Spin Foam Models
John C. Baez
TL;DR
Baez introduces spin foams as histories between spin networks to provide a dynamical, background-free account of quantum geometry. By treating spin foams as labeled 2D complexes and linking them to lattice gauge theory, quantum tetrahedra, and 4D quantum gravity via Barrett–Crane constraints, the work offers a path-integral-like, nonperturbative framework for quantum gravity and a category-theoretic view where spin foams are morphisms between spin networks. It presents concrete Euclidean 4D models (Barrett–Crane state-sum and an abstract spacetime-free version), discusses amplitudes, divergences, and possible finite deformations, and explains how area and volume observables emerge from bivector quantization. The approach clarifies the emergence of 3D and 4D quantum geometries from simplicial data and outlines avenues to incorporate cosmological constant and Lorentzian signatures within spin-foam quantization.
Abstract
While the use of spin networks has greatly improved our understanding of the kinematical aspects of quantum gravity, the dynamical aspects remain obscure. To address this problem, we define the concept of a `spin foam' going from one spin network to another.
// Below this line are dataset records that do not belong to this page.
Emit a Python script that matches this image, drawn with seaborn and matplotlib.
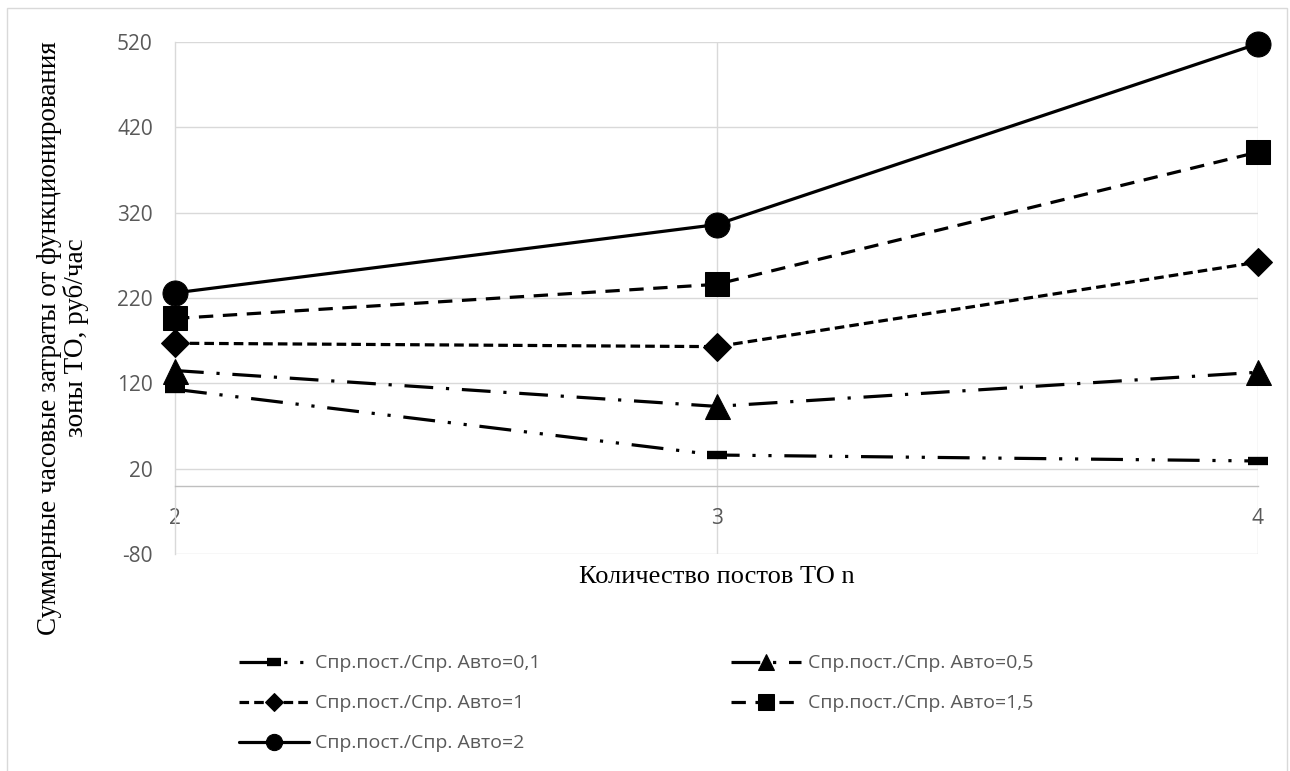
import matplotlib
matplotlib.use("Agg")
import matplotlib.pyplot as plt
import seaborn as sns
import pandas as pd
from matplotlib.patches import Rectangle

# ---- data ----
posts = [2, 3, 4]
labels = ["Спр.пост./Спр. Авто=0,1", "Спр.пост./Спр. Авто=0,5",
          "Спр.пост./Спр. Авто=1", "Спр.пост./Спр. Авто=1,5",
          "Спр.пост./Спр. Авто=2"]
vals_01 = [113, 36, 29]
vals_05 = [135, 93, 133]
vals_1 = [167, 163, 262]
vals_15 = [196, 236, 391]
vals_2 = [226, 306, 518]
yticks = [-80, 20, 120, 220, 320, 420, 520]
xlabel = "Количество постов ТО n"
ylabel = "Суммарные часовые затраты от функционирования\nзоны ТО, руб/час"

sns.set_theme(style="white")
plt.rcParams['font.family'] = ['Open Sans', 'DejaVu Sans']
plt.rcParams['axes.unicode_minus'] = False

fig = plt.figure(figsize=(12.9, 7.71), dpi=100)
ax = fig.add_axes([175/1290, 1-554/771, (1258-175)/1290, (554-42)/771])

series = [vals_01, vals_05, vals_1, vals_15, vals_2]
styles = [
    dict(marker='_', markersize=15, markeredgewidth=6, linestyle=(0, (10, 4, 1, 4, 1, 4))),
    dict(marker='^', markersize=18, linestyle=(0, (9, 4, 1, 4))),
    dict(marker='D', markersize=14, linestyle=(0, (3, 1.6))),
    dict(marker='s', markersize=17, linestyle=(0, (4.5, 3))),
    dict(marker='o', markersize=18, linestyle='-'),
]
for vals, lab, st in zip(series, labels, styles):
    sns.lineplot(x=posts, y=vals, ax=ax, color='black', lw=2.3, label=lab,
                 markeredgecolor='black', markerfacecolor='black',
                 clip_on=False, zorder=5, **st)

ax.set_xlim(2, 4)
ax.set_ylim(-80, 520)
ax.set_yticks(yticks)
ax.set_xticks(posts)
ax.grid(False)
for y in yticks:
    ax.axhline(y, color='#d9d9d9', lw=1, zorder=0)
for x in [3, 4]:
    ax.axvline(x, color='#d9d9d9', lw=1, zorder=0)
for s in ['top', 'right']:
    ax.spines[s].set_visible(False)
ax.spines['left'].set_color('#d9d9d9')
ax.spines['left'].set_linewidth(1)
ax.spines['bottom'].set_position(('data', 0))
ax.spines['bottom'].set_color('#bfbfbf')
ax.spines['bottom'].set_linewidth(1)
ax.tick_params(axis='both', length=0, labelsize=15, labelcolor='#595959')
ax.tick_params(axis='x', pad=16)
ax.tick_params(axis='y', pad=16)
ax.set_xlabel('')
ax.set_ylabel('')

h, l = ax.get_legend_handles_labels()
ax.get_legend().remove()
order = [0, 2, 4, 1, 3]
leg = fig.legend([h[i] for i in order], [l[i] for i in order], ncol=2,
                 loc='upper left', bbox_to_anchor=(221/1290, 1-637/771),
                 frameon=False, fontsize=14, handlelength=3.6, handletextpad=0.35,
                 columnspacing=9.8, labelspacing=1.13, labelcolor='#595959',
                 markerscale=0.65)

fig.text((175+1258)/2/1290, 1-577/771, xlabel, ha='center', va='center',
         fontsize=19, family=['Liberation Serif'], color='black')
fig.text(63/1290, 1-338/771, ylabel, ha='center', va='center', rotation=90,
         fontsize=19.5, family=['Liberation Serif'], color='black', linespacing=1.05)

fig.patches.append(Rectangle((7/1290, -0.01), (1287-7)/1290, 1.01-8/771,
                             transform=fig.transFigure, fill=False,
                             edgecolor='#d9d9d9', lw=1))

fig.savefig('out.png', dpi=100)
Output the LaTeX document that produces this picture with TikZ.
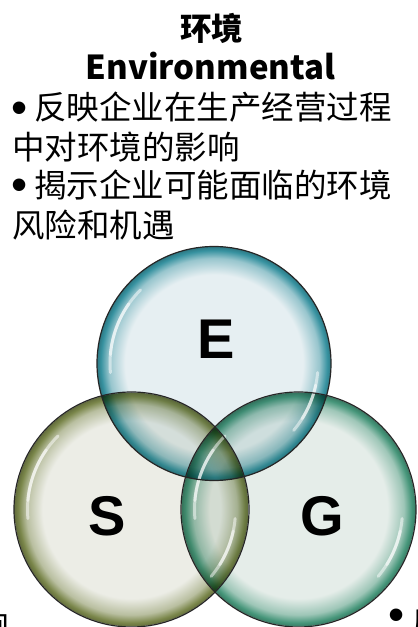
\documentclass[tikz,border=0pt]{standalone}
\usepackage{fontspec}
\setmainfont{Liberation Sans}
\newfontfamily\cjk{Noto Sans CJK SC}
\usetikzlibrary{calc}

\definecolor{Ein}{HTML}{E6EFF2}
\definecolor{Erim}{HTML}{3792A0}
\definecolor{Sin}{HTML}{ECEDE6}
\definecolor{Srim}{HTML}{7A864A}
\definecolor{Gin}{HTML}{E5EDE9}
\definecolor{Grim}{HTML}{46967A}
\colorlet{Emid}{Erim!45!Ein}
\colorlet{Smid}{Srim!45!Sin}
\colorlet{Gmid}{Grim!45!Gin}
\colorlet{Edk}{Erim!82!black}
\colorlet{Sdk}{Srim!82!black}
\colorlet{Gdk}{Grim!82!black}

\pgfdeclareradialshading{bubE}{\pgfpoint{0bp}{0bp}}{color(0bp)=(Ein); color(19bp)=(Ein); color(22.5bp)=(Emid); color(24.2bp)=(Erim); color(25bp)=(Edk); color(50bp)=(Edk)}
\pgfdeclareradialshading{bubS}{\pgfpoint{0bp}{0bp}}{color(0bp)=(Sin); color(19bp)=(Sin); color(22.5bp)=(Smid); color(24.2bp)=(Srim); color(25bp)=(Sdk); color(50bp)=(Sdk)}
\pgfdeclareradialshading{bubG}{\pgfpoint{0bp}{0bp}}{color(0bp)=(Gin); color(19bp)=(Gin); color(22.5bp)=(Gmid); color(24.2bp)=(Grim); color(25bp)=(Gdk); color(50bp)=(Gdk)}

\tikzset{
  bubble/.style={circle, inner sep=0pt, minimum size=234pt},
  rimline/.style={draw=black!85, line width=1.2pt},
  shine/.style={draw=white, line width=3pt, line cap=round, opacity=0.5},
  cjktext/.style={inner sep=0pt, anchor=base west, font=\cjk\fontsize{32.5}{36}\selectfont},
  bulletmark/.style={inner sep=0pt, anchor=base, font=\fontsize{46}{50}\selectfont},
  bigletter/.style={inner sep=0pt, font=\bfseries\fontsize{56}{60}\selectfont}
}

\begin{document}
\begin{tikzpicture}[x=1pt,y=1pt]
\useasboundingbox (0,0) rectangle (418,627);
\fill[white] (0,0) rectangle (418,627);

% header texts
\node[inner sep=0pt, anchor=base, font=\cjk\bfseries\fontsize{31.5}{34}\selectfont] (title) at (211.5,586) {环境};
\node[inner sep=0pt, anchor=base, font=\cjk\bfseries\fontsize{33}{36}\selectfont] (eng) at (210.5,547) {Environmental};
\node[bulletmark] (b1) at (19.5,503.5) {•};
\node[cjktext] (l1) at (34,507) {反映企业在生产经营过程};
\node[cjktext] (l2) at (12,467) {中对环境的影响};
\node[bulletmark] (b2) at (19.5,426.5) {•};
\node[cjktext] (l3) at (34,429) {揭示企业可能面临的环境};
\node[cjktext] (l4) at (12,389) {风险和机遇};

% cut-off texts at the bottom corners
\node[inner sep=0pt, anchor=base east, font=\cjk\fontsize{32.5}{36}\selectfont] (cutl) at (9.5,-9.5) {响};
\node[bulletmark] (b3) at (396.5,-4) {•};
\node[cjktext] (cutr) at (411,-7.5) {反};

% bubbles
\begin{scope}[blend mode=multiply]
  \node[bubble, shading=bubE, shade] (Ec) at (214,263.5) {};
  \node[bubble, shading=bubS, shade] (Sc) at (131.5,117.5) {};
  \node[bubble, shading=bubG, shade] (Gc) at (298.5,117.5) {};
\end{scope}

% highlights
\foreach \c in {Ec,Sc,Gc}{
  \draw[shine] ([shift={(135:104)}]\c.center) arc[start angle=135, end angle=185, radius=104];
  \draw[shine] ([shift={(145:104)}]\c.center) arc[start angle=145, end angle=175, radius=104];
  \draw[shine] ([shift={(-40:104)}]\c.center) arc[start angle=-40, end angle=-5, radius=104];
  \draw[shine] ([shift={(-32:104)}]\c.center) arc[start angle=-32, end angle=-12, radius=104];
}

% outlines
\draw[rimline] (Ec.center) circle (117);
\draw[rimline] (Sc.center) circle (117.5);
\draw[rimline] (Gc.center) circle (117.5);

% letters
\node[bigletter] (lE) at (216,288) {E};
\node[bigletter] (lS) at (107,111) {S};
\node[bigletter] (lG) at (322.5,111) {G};
\end{tikzpicture}
\end{document}
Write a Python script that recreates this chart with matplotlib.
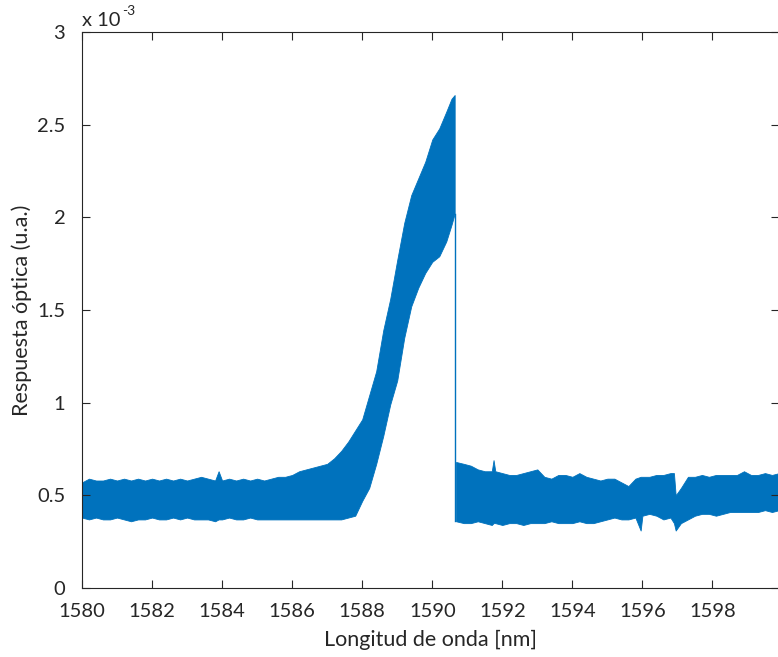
import matplotlib
matplotlib.use('Agg')
import matplotlib.pyplot as plt

plt.rcParams['font.family'] = ['Lato', 'DejaVu Sans']

# Envelope of the measured response (units of 1e-3), before the drop
wl_a = [1580.0, 1580.2, 1580.4, 1580.6, 1580.8, 1581.0, 1581.2, 1581.4, 1581.6, 1581.8,
        1582.0, 1582.2, 1582.4, 1582.6, 1582.8, 1583.0, 1583.2, 1583.4, 1583.6, 1583.8,
        1583.9, 1584.0, 1584.2, 1584.4, 1584.6, 1584.8, 1585.0, 1585.2, 1585.4, 1585.6,
        1585.8, 1586.0, 1586.2, 1586.4, 1586.6, 1586.8, 1587.0, 1587.2, 1587.4, 1587.6,
        1587.8, 1588.0, 1588.2, 1588.4, 1588.6, 1588.8, 1589.0, 1589.2, 1589.4, 1589.6,
        1589.8, 1590.0, 1590.2, 1590.4, 1590.55, 1590.64]
up_a = [0.57, 0.59, 0.58, 0.58, 0.59, 0.58, 0.59, 0.58, 0.59, 0.58,
        0.59, 0.58, 0.59, 0.58, 0.59, 0.58, 0.59, 0.60, 0.59, 0.58,
        0.63, 0.58, 0.59, 0.58, 0.59, 0.58, 0.59, 0.58, 0.59, 0.60,
        0.60, 0.61, 0.63, 0.64, 0.65, 0.66, 0.67, 0.70, 0.74, 0.79,
        0.85, 0.91, 1.04, 1.17, 1.39, 1.56, 1.77, 1.97, 2.12, 2.21,
        2.30, 2.42, 2.48, 2.57, 2.64, 2.66]
lo_a = [0.38, 0.37, 0.38, 0.37, 0.37, 0.38, 0.37, 0.36, 0.37, 0.37,
        0.38, 0.37, 0.37, 0.38, 0.37, 0.38, 0.37, 0.37, 0.37, 0.36,
        0.37, 0.37, 0.38, 0.37, 0.37, 0.38, 0.37, 0.37, 0.37, 0.37,
        0.37, 0.37, 0.37, 0.37, 0.37, 0.37, 0.37, 0.37, 0.37, 0.38,
        0.39, 0.47, 0.54, 0.67, 0.82, 0.99, 1.12, 1.35, 1.52, 1.62,
        1.70, 1.76, 1.79, 1.87, 1.96, 2.02]

# After the drop
wl_b = [1590.68, 1590.9, 1591.1, 1591.3, 1591.5, 1591.7, 1591.75, 1591.8, 1592.0, 1592.2,
        1592.4, 1592.6, 1592.8, 1593.0, 1593.2, 1593.4, 1593.6, 1593.8, 1594.0, 1594.2,
        1594.4, 1594.6, 1594.8, 1595.0, 1595.2, 1595.4, 1595.6, 1595.8, 1595.95, 1596.0,
        1596.2, 1596.4, 1596.6, 1596.8, 1596.9, 1596.95, 1597.1, 1597.3, 1597.5, 1597.7,
        1597.9, 1598.1, 1598.3, 1598.5, 1598.7, 1598.9, 1599.1, 1599.3, 1599.5, 1599.7,
        1599.9]
up_b = [0.68, 0.67, 0.66, 0.64, 0.63, 0.63, 0.69, 0.63, 0.62, 0.61,
        0.61, 0.62, 0.63, 0.64, 0.60, 0.59, 0.61, 0.61, 0.60, 0.62,
        0.60, 0.59, 0.58, 0.59, 0.59, 0.57, 0.55, 0.59, 0.60, 0.60,
        0.60, 0.61, 0.61, 0.62, 0.62, 0.50, 0.54, 0.60, 0.60, 0.61,
        0.60, 0.61, 0.61, 0.61, 0.61, 0.63, 0.61, 0.61, 0.62, 0.61,
        0.62]
lo_b = [0.36, 0.35, 0.35, 0.36, 0.35, 0.34, 0.35, 0.35, 0.34, 0.35,
        0.35, 0.34, 0.35, 0.35, 0.35, 0.36, 0.35, 0.35, 0.35, 0.36,
        0.35, 0.35, 0.36, 0.37, 0.38, 0.37, 0.37, 0.38, 0.31, 0.39,
        0.40, 0.39, 0.37, 0.38, 0.35, 0.31, 0.35, 0.37, 0.39, 0.40,
        0.40, 0.39, 0.40, 0.41, 0.41, 0.41, 0.41, 0.41, 0.42, 0.41,
        0.42]

blue = '#0072BD'
ink = '#262626'

fig = plt.figure(figsize=(7.78, 6.57), dpi=100)
ax = fig.add_axes([82/778, 69/657, 697/778, 556/657])

ax.fill_between(wl_a, lo_a, up_a, color=blue, lw=0.6, edgecolor=blue)
ax.fill_between(wl_b, lo_b, up_b, color=blue, lw=0.6, edgecolor=blue)
# sharp fall of the response
ax.plot([wl_a[-1], wl_a[-1]], [lo_b[0], lo_a[-1]], color=blue, lw=1.0)

ax.set_xlim(1580, 1599.9)
ax.set_ylim(0, 3)
ax.set_xticks(range(1580, 1599, 2))
ax.set_yticks([0, 0.5, 1, 1.5, 2, 2.5, 3])
ax.set_yticklabels(['0', '0.5', '1', '1.5', '2', '2.5', '3'])

ax.tick_params(direction='in', top=True, right=True, length=6, width=0.8,
               colors=ink, labelsize=14.5)
ax.tick_params(axis='x', pad=11)
ax.tick_params(axis='y', pad=12)
for s in ax.spines.values():
    s.set_color(ink)
    s.set_linewidth(0.8)

ax.set_xlabel('Longitud de onda [nm]', fontsize=15.5, color=ink, labelpad=7)
ax.set_ylabel('Respuesta óptica (u.a.)', fontsize=15.5, color=ink, labelpad=4)

# exponent marker in the corner, hyphen kept as plain text
ax.text(0.0, 1.005, 'x 10', transform=ax.transAxes, fontsize=14.5,
        color=ink, ha='left', va='bottom')
ax.annotate('-3', xy=(0.0, 1.005), xycoords='axes fraction',
            xytext=(29, 9), textcoords='offset points', fontsize=10,
            color=ink, ha='left', va='bottom')

fig.savefig('out.png', dpi=100)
Just as a spin network is a graph with edges labeled by representations and vertices labeled by intertwining operators, a spin foam is a 2-dimensional complex with faces labeled by representations and edges labeled by intertwining operators. Spin foams arise naturally as higher-dimensional analogs of Feynman diagrams in quantum gravity and other gauge theories in the continuum, as well as in lattice gauge theory. When formulated as a `spin foam model', such a theory consists of a rule for computing amplitudes from spin foam vertices, faces, and edges. The product of these amplitudes gives the amplitude for the spin foam, and the transition amplitude between spin networks is given as a sum over spin foams. After reviewing how spin networks describe `quantum 3-geometries', we describe how spin foams describe `quantum 4-geometries'. We conclude by presenting a spin foam model of 4-dimensional Euclidean quantum gravity, closely related to the state sum model of Barrett and Crane, but not assuming the presence of an underlying spacetime manifold.